KINGSTON, NY, 19 SEPTEMBER 2018—Happy Birthday Panic of '08. Ten years ago marks the start date of the equity market and real estate meltdown that hit the United States and spread across the globe. From Europe to Asia, from Africa to South America, few countries were spared.
Are you prepared for the next financial crisis, the exploding debt bomb that will rock the world? As subscribers to the Trends Journal know, and by the vast national and international press coverage, not only was I the first to predict the Panic of '08 while Wall Street, Washington, the Federal Reserve and mainstream media were denying it, I even coined the term. In fact, I registered Panic of '08 as a domain in 2007.
And back then, as now, despite the facts, the Wall Street cheerleaders who want to keep the equity market Ponzi schemes going, dismiss the facts that the recovery since the Great Recovery was no true recovery at all. It was fueled with floods of cheap money that has now reached an unsustainable $250 trillion in global debt.

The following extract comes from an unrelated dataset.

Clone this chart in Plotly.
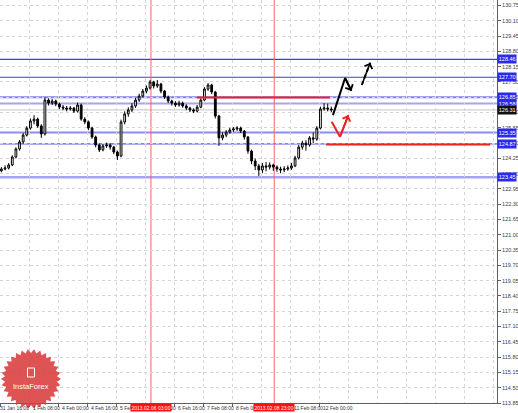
import math
import plotly.graph_objects as go

# ---------------- data ----------------
first_open = 123.72
close = [123.80, 123.84, 123.97, 124.31, 124.65, 124.95, 125.24, 125.54, 125.84, 125.92,
         125.63, 125.29, 126.73, 126.60, 126.69, 126.56, 126.43, 126.39, 126.35, 126.39,
         126.26, 126.52, 125.92, 125.80, 125.54, 125.16, 124.82, 124.61, 124.78, 124.82,
         124.73, 124.52, 124.35, 125.80, 126.14, 126.31, 126.48, 126.73, 126.90, 127.11,
         127.24, 127.50, 127.33, 127.41, 127.11, 126.86, 126.69, 126.60, 126.52, 126.60,
         126.48, 126.39, 126.31, 126.26, 126.43, 126.73, 127.20, 127.37, 127.07, 126.05,
         125.12, 125.24, 125.37, 125.46, 125.50, 125.54, 125.41, 125.16, 124.56, 124.14,
         123.93, 123.76, 123.93, 123.88, 123.97, 123.88, 123.80, 123.76, 123.80, 123.84,
         123.93, 124.27, 124.73, 124.90, 124.82, 125.12, 125.07, 125.54, 126.35, 126.39,
         126.35, 126.31]
high = [123.88, 123.95, 124.05, 124.38, 124.72, 125.03, 125.33, 125.62, 125.95, 126.09,
        125.98, 125.70, 126.85, 126.80, 126.78, 126.75, 126.62, 126.52, 126.48, 126.47,
        126.44, 126.62, 126.58, 126.00, 125.86, 125.60, 125.22, 124.88, 124.86, 124.92,
        124.90, 124.78, 124.58, 125.90, 126.25, 126.42, 126.60, 126.82, 127.00, 127.20,
        127.35, 127.58, 127.55, 127.58, 127.46, 127.16, 126.92, 126.75, 126.68, 126.70,
        126.66, 126.55, 126.45, 126.38, 126.52, 126.80, 127.28, 127.45, 127.42, 127.12,
        126.10, 125.36, 125.45, 125.55, 125.58, 125.62, 125.60, 125.46, 125.20, 124.62,
        124.25, 124.02, 124.05, 124.10, 124.08, 124.02, 123.95, 123.90, 123.92, 123.95,
        124.06, 124.36, 124.82, 125.00, 125.02, 125.20, 125.35, 125.62, 126.45, 126.60,
        126.58, 126.45]
low = [123.66, 123.74, 123.78, 123.92, 124.25, 124.58, 124.88, 125.18, 125.47, 125.70,
       125.55, 125.12, 125.22, 126.50, 126.52, 126.47, 126.35, 126.30, 126.25, 126.28,
       126.18, 126.20, 125.85, 125.70, 125.45, 125.08, 124.72, 124.52, 124.55, 124.70,
       124.62, 124.43, 124.18, 124.30, 125.70, 126.02, 126.22, 126.40, 126.65, 126.85,
       127.02, 127.18, 127.22, 127.25, 127.02, 126.78, 126.60, 126.50, 126.44, 126.45,
       126.40, 126.30, 126.22, 126.18, 126.20, 126.38, 126.68, 127.12, 126.98, 125.95,
       124.78, 125.02, 125.15, 125.30, 125.38, 125.42, 125.33, 125.05, 124.45, 124.00,
       123.75, 123.50, 123.62, 123.70, 123.78, 123.72, 123.68, 123.62, 123.66, 123.72,
       123.76, 123.88, 124.20, 124.62, 124.58, 124.75, 124.90, 125.00, 125.48, 126.28,
       126.25, 126.22]
candle_x = [2 * j + 0.5 for j in range(len(close))]   # H1 bar index of each 2-bar candle
opens = [first_open] + close[:-1]

price_ticks = [130.75, 130.10, 129.45, 128.80, 128.15, 127.50, 126.85, 126.20, 125.55,
               124.90, 124.25, 123.60, 122.95, 122.30, 121.65, 121.00, 120.35, 119.70,
               119.05, 118.40, 117.75, 117.10, 116.45, 115.80, 115.15, 114.50, 113.85]

date_tick_bars = [0, 16, 32, 48, 64, 80, 96, 112, 128, 144, 160, 176]
date_tick_labels = ["31 Jan 16:00", "1 Feb 08:00", "4 Feb 00:00", "4 Feb 16:00", "5 Feb 08:00",
                    "6 Feb 00:00", "6 Feb 16:00", "7 Feb 08:00", "8 Feb 00:00", "8 Feb 16:00",
                    "11 Feb 08:00", "12 Feb 00:00"]
grid_bars = [0, 16, 32, 48, 64, 80, 96, 112, 128, 144, 160, 176, 192, 208, 224, 240, 256, 272]

level_prices = [128.46, 127.70, 126.85, 126.58, 125.35, 124.87, 123.45]
level_colors = ["#3c3ce8", "#3c3ce8", "#8080f0", "#a4a4f4", "#8c8cf0", "#5a5aee", "#a4a4f4"]
level_widths = [1.2, 1.2, 2, 2, 2, 1.2, 2.5]
current_price = 126.31

red_seg_start = [108.4, 179.6]
red_seg_end = [181.8, 270.1]
red_seg_price = [126.84, 124.84]

vline_bars = [83, 151]
vline_labels = ["2013.02.06 03:00", "2013.02.08 23:00"]

fc_black_x = [183.4, 190.1, 193.6]
fc_black_y = [126.09, 127.67, 127.12]
fc_dash_x = [199.3, 204.0]
fc_dash_y = [127.37, 128.32]
fc_red_x = [182.7, 187.3, 191.9]
fc_red_y = [125.81, 125.17, 126.09]

# ---------------- figure ----------------
W, H = 518, 413
ML, MR, MT, MB = 0, 21, 0, 10
PW, PH = W - ML - MR, H - MT - MB
X_RANGE = [-0.28, 273.9]
Y_RANGE = [113.85, 130.984]
FONT = "Liberation Sans"

fig = go.Figure()

shapes = []
annotations = []

# horizontal levels
for p, c, w in zip(level_prices, level_colors, level_widths):
    shapes.append(dict(type="line", xref="paper", x0=0, x1=1, yref="y", y0=p, y1=p,
                       line=dict(color=c, width=w), layer="between"))
shapes.append(dict(type="line", xref="paper", x0=0, x1=1, yref="y", y0=current_price,
                   y1=current_price, line=dict(color="#c4c4c4", width=1), layer="between"))

# red vertical lines
for b in vline_bars:
    shapes.append(dict(type="line", xref="x", x0=b, x1=b, yref="paper", y0=0, y1=1,
                       line=dict(color="#ff6060", width=1), layer="between"))

# red horizontal segments
for s, e, p in zip(red_seg_start, red_seg_end, red_seg_price):
    shapes.append(dict(type="line", xref="x", x0=s, x1=e, yref="y", y0=p, y1=p,
                       line=dict(color="#f02020", width=2)))

fig.add_trace(go.Candlestick(
    x=candle_x, open=opens, high=high, low=low, close=close,
    increasing=dict(line=dict(color="#000000", width=1), fillcolor="#ffffff"),
    decreasing=dict(line=dict(color="#000000", width=1), fillcolor="#000000"),
    whiskerwidth=0, showlegend=False, hoverinfo="skip"))

# forecast paths
fig.add_trace(go.Scatter(x=fc_black_x, y=fc_black_y, mode="lines",
                         line=dict(color="#000000", width=2), showlegend=False, hoverinfo="skip"))
fig.add_trace(go.Scatter(x=fc_dash_x, y=fc_dash_y, mode="lines",
                         line=dict(color="#000000", width=2, dash="4px,3px"),
                         showlegend=False, hoverinfo="skip"))
fig.add_trace(go.Scatter(x=fc_red_x, y=fc_red_y, mode="lines",
                         line=dict(color="#f02020", width=2), showlegend=False, hoverinfo="skip"))

for xs, ys, col in [(fc_black_x, fc_black_y, "#000000"), (fc_dash_x, fc_dash_y, "#000000"),
                    (fc_red_x, fc_red_y, "#f02020")]:
    annotations.append(dict(x=xs[-1], y=ys[-1], ax=xs[-2], ay=ys[-2], xref="x", yref="y",
                            axref="x", ayref="y", text="", showarrow=True, arrowhead=4,
                            arrowsize=1, arrowwidth=1.6, arrowcolor=col, standoff=0))

# date labels
for b, t in zip(date_tick_bars, date_tick_labels):
    annotations.append(dict(x=b, y=0, xref="x", yref="paper", yanchor="top", xanchor="left",
                            xshift=(-3 if b == 0 else 1), yshift=0, text=t, showarrow=False,
                            font=dict(size=5, color="#333333", family=FONT)))

# logo (starburst)
cx, cy, ro, ri, n = 31, 379, 30, 26, 30
pts = []
for k in range(2 * n):
    r = ro if k % 2 == 0 else ri
    a = math.pi * k / n
    px = cx + r * math.cos(a)
    py = cy + r * math.sin(a)
    pts.append((px / PW, (PH - py) / PH))
path = "M " + " L ".join(f"{x:.4f},{y:.4f}" for x, y in pts) + " Z"
shapes.append(dict(type="path", xref="paper", yref="paper", path=path,
                   fillcolor="#da3c3c", line=dict(width=0), opacity=0.88, layer="above"))
shapes.append(dict(type="rect", xref="paper", yref="paper",
                   x0=27.5 / PW, x1=34.5 / PW, y0=(PH - 377) / PH, y1=(PH - 368) / PH,
                   line=dict(color="#ffffff", width=1), fillcolor="rgba(0,0,0,0)", layer="above"))
annotations.append(dict(x=cx / PW, y=(PH - 386) / PH, xref="paper", yref="paper",
                        xanchor="center", yanchor="middle",
                        text="InstaForex", showarrow=False,
                        font=dict(size=7.5, color="#ffffff", family=FONT)))

# vertical line time boxes
for b, t in zip(vline_bars, vline_labels):
    annotations.append(dict(x=b, y=0, xref="x", yref="paper", yanchor="top", xanchor="center",
                            yshift=0, text=t, showarrow=False, bgcolor="#ff1010", borderpad=0.5,
                            font=dict(size=5, color="#ffffff", family=FONT)))

# right price boxes
for p in level_prices:
    annotations.append(dict(x=1, y=p, xref="paper", yref="y", xanchor="left", yanchor="middle",
                            xshift=0, text=f"{p:.2f}", showarrow=False, bgcolor="#2a2af0",
                            borderpad=0.8, font=dict(size=5.5, color="#ffffff", family=FONT)))
annotations.append(dict(x=1, y=current_price, xref="paper", yref="y", xanchor="left",
                        yanchor="middle", xshift=0, text=f"{current_price:.2f}", showarrow=False,
                        bgcolor="#111111", borderpad=0.8,
                        font=dict(size=5.5, color="#ffffff", family=FONT)))

fig.update_layout(
    width=W, height=H, margin=dict(l=ML, r=MR, t=MT, b=MB, pad=0, autoexpand=False),
    paper_bgcolor="#ffffff", plot_bgcolor="#ffffff", showlegend=False,
    shapes=shapes, annotations=annotations,
    xaxis=dict(range=X_RANGE, tickvals=grid_bars, showticklabels=False, ticks="",
               showgrid=True, gridcolor="#d6d6d6", griddash="dot", gridwidth=1,
               zeroline=False, showline=True, linecolor="#606060", linewidth=1,
               rangeslider=dict(visible=False), fixedrange=True, automargin=False,
               minor=dict(tickvals=date_tick_bars, ticks="outside", ticklen=3,
                          tickcolor="#606060", showgrid=False)),
    yaxis=dict(range=Y_RANGE, side="right", tickvals=price_ticks,
               ticktext=[f"{v:.2f}" for v in price_ticks],
               tickfont=dict(size=5.5, color="#404040", family=FONT),
               ticks="outside", ticklen=3, tickcolor="#606060", automargin=False,
               showgrid=True, gridcolor="#d6d6d6", griddash="dot", gridwidth=1,
               zeroline=False, showline=True, linecolor="#606060", linewidth=1,
               fixedrange=True),
)

fig.write_html("out.html", config={"displayModeBar": False},
               post_script="document.body.style.margin='0';document.body.style.padding='0';")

When will the Market Meltdown hit?
While I was 100 percent correct in forecasting the timing, causes and effects of the Panic of '08, and also terming it the Great Recession when I predicted it was coming before it arrived, I incorrectly forecast that economic conditions would worsen long term, rather than slowly improve.
Tracking trends is the understanding of where we are, how we got here and where we're going. I clearly understood how we got here but missed where we were going because what governments and central banksters did to bail out the White Shoe Boys was unprecedented, and anathema to capitalism.
"Too-big-to fail?" Zero/negative interest rates? Quantitative Easing? They didn't teach me this in Economics 101 or Graduate School.
Now, 10 years after the Panic of '08, to keep the fake recovery alive, the U.S. Federal Funds Rate is only at 1.75 percent to 2 percent, 1.5 in Canada and 1.5 Australia... where mortgage debt exceeds 200 percent of disposable income. Then there is Europe Union, Japan, Denmark, Sweden with rates still in negative territory. Thus, when financial panic hits, lowering rates won't stop the meltdown.
And, even with these slight interest rate rises, as evidenced by the U.S. rate hikes, Emerging Markets currencies have hit new lows against the dollar and/or sharply declined, pushing their equity markets into bear territory.
TREND FORECAST: The market crash is coming. We have identified and detailed the causes and effects in our Trends Journal, Trend Alerts and Trends in the News Broadcasts. Beyond the economic fundamentals, increased tensions in the Middle East and rising oil prices will exacerbate the equity market shock.
While we do not provide financial advice, we forecast gold, the ultimate safe haven asset, which we also forecast is at or near its bottom price point, will rapidly escalate beyond $2,000 per ounce as the markets melt down.
Also, be prepared for social unrest to escalate… guns, gold and a getaway plan.